Only the span from the line containing "Convert this chart" down to the line containing "ax.set_facecolor(BG)" is to be printed, exactly and inclusively, with pictures omitted.

-=-=-=-=-

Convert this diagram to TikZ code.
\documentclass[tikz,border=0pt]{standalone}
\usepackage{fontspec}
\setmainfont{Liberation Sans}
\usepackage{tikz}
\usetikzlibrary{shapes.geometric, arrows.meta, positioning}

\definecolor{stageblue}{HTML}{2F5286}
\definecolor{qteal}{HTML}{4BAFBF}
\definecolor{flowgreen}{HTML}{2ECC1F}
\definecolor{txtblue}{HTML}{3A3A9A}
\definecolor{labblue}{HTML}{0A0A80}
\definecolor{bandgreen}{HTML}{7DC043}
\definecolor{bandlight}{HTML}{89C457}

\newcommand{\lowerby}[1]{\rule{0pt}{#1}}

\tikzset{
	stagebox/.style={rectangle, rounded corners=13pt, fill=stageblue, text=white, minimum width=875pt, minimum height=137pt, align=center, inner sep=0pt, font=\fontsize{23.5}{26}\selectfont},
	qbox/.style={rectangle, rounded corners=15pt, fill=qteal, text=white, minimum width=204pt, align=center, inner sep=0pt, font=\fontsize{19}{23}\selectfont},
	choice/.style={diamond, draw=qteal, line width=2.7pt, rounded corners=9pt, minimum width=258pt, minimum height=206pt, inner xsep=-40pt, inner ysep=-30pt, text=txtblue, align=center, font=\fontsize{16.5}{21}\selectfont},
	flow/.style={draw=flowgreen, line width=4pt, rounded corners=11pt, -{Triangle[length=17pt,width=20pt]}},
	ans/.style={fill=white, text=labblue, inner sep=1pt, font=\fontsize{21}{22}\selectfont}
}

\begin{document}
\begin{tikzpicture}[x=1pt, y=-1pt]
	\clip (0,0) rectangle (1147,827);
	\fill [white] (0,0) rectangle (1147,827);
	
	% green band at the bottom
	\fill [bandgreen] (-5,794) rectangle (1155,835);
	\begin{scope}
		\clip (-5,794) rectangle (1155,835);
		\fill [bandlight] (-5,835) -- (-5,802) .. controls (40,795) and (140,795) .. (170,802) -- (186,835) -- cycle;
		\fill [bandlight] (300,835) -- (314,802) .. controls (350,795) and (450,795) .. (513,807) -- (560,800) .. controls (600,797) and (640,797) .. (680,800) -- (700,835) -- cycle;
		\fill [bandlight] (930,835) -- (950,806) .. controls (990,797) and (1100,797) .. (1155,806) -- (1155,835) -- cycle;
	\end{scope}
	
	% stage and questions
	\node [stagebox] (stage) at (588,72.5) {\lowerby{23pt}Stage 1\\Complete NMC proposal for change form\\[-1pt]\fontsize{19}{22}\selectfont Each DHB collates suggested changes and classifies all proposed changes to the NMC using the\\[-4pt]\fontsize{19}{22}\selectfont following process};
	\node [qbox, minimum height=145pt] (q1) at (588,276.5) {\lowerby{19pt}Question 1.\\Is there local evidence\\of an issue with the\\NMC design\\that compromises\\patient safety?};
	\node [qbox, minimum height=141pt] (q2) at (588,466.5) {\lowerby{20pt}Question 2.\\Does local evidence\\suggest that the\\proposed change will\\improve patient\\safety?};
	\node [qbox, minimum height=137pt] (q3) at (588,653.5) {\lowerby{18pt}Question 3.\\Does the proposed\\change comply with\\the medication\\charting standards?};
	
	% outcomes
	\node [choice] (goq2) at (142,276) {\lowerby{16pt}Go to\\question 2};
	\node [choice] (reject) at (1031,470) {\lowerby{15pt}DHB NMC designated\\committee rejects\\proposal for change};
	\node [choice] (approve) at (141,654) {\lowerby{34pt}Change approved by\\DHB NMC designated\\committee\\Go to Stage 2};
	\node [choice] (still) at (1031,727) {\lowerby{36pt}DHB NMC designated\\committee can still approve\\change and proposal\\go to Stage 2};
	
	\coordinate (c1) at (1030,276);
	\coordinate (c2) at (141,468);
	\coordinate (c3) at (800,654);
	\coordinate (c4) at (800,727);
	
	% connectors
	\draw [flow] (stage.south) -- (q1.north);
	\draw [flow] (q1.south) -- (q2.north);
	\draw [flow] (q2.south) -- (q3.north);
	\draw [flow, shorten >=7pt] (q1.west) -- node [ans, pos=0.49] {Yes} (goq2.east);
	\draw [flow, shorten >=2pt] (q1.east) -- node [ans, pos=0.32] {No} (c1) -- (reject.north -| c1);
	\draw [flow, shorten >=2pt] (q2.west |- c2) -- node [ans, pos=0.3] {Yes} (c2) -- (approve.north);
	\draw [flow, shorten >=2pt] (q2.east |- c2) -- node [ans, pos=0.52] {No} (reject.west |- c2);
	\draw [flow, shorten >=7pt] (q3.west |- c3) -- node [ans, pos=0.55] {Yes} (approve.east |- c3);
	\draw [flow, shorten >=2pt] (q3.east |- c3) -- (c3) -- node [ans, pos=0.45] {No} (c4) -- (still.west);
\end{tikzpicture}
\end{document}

-=-=-=-=-

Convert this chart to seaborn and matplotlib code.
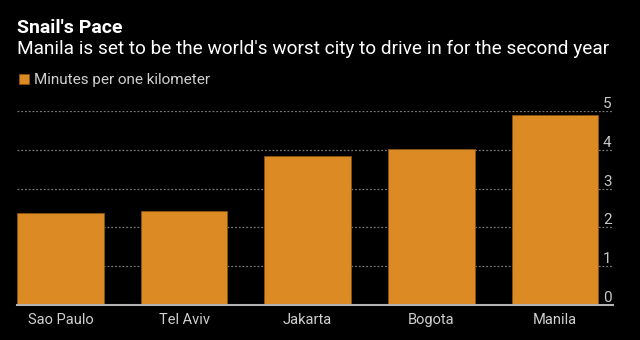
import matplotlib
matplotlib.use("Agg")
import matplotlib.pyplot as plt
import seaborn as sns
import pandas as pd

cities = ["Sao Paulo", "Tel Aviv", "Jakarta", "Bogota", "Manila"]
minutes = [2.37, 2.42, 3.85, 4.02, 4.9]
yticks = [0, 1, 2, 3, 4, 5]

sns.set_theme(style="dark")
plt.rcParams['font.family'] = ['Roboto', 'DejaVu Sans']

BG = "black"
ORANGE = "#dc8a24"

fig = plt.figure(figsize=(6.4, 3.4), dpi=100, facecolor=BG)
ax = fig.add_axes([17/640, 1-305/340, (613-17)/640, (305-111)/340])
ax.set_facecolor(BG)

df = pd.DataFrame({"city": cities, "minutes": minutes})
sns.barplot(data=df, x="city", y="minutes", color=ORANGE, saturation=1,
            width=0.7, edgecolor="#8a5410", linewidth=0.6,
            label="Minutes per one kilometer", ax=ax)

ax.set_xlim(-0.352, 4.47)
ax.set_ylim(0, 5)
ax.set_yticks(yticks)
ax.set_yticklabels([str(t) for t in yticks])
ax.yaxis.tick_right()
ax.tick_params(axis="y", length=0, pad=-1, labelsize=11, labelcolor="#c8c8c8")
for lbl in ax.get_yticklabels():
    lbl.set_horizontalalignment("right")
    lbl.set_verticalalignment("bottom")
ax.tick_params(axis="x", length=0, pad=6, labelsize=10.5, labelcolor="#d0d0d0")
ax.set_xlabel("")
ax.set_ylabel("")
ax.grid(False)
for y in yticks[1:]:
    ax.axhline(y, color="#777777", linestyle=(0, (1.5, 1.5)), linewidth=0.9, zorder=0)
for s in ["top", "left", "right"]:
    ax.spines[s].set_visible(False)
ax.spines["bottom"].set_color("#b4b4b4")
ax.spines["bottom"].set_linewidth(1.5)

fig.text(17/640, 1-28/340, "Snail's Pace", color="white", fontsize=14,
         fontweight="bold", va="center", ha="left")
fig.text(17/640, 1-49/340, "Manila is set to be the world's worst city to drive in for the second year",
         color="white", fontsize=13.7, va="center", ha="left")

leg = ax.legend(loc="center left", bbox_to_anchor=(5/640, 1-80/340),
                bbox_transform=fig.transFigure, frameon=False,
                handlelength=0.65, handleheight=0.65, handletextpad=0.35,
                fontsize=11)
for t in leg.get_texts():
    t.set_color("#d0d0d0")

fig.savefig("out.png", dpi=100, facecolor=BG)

-=-=-=-=-

● **Written response**:
Convert this chart to seaborn and matplotlib code.
import matplotlib
matplotlib.use("Agg")
import matplotlib.pyplot as plt
import seaborn as sns
import pandas as pd

cities = ["Sao Paulo", "Tel Aviv", "Jakarta", "Bogota", "Manila"]
minutes = [2.37, 2.42, 3.85, 4.02, 4.9]
yticks = [0, 1, 2, 3, 4, 5]

sns.set_theme(style="dark")
plt.rcParams['font.family'] = ['Roboto', 'DejaVu Sans']

BG = "black"
ORANGE = "#dc8a24"

fig = plt.figure(figsize=(6.4, 3.4), dpi=100, facecolor=BG)
ax = fig.add_axes([17/640, 1-305/340, (613-17)/640, (305-111)/340])
ax.set_facecolor(BG)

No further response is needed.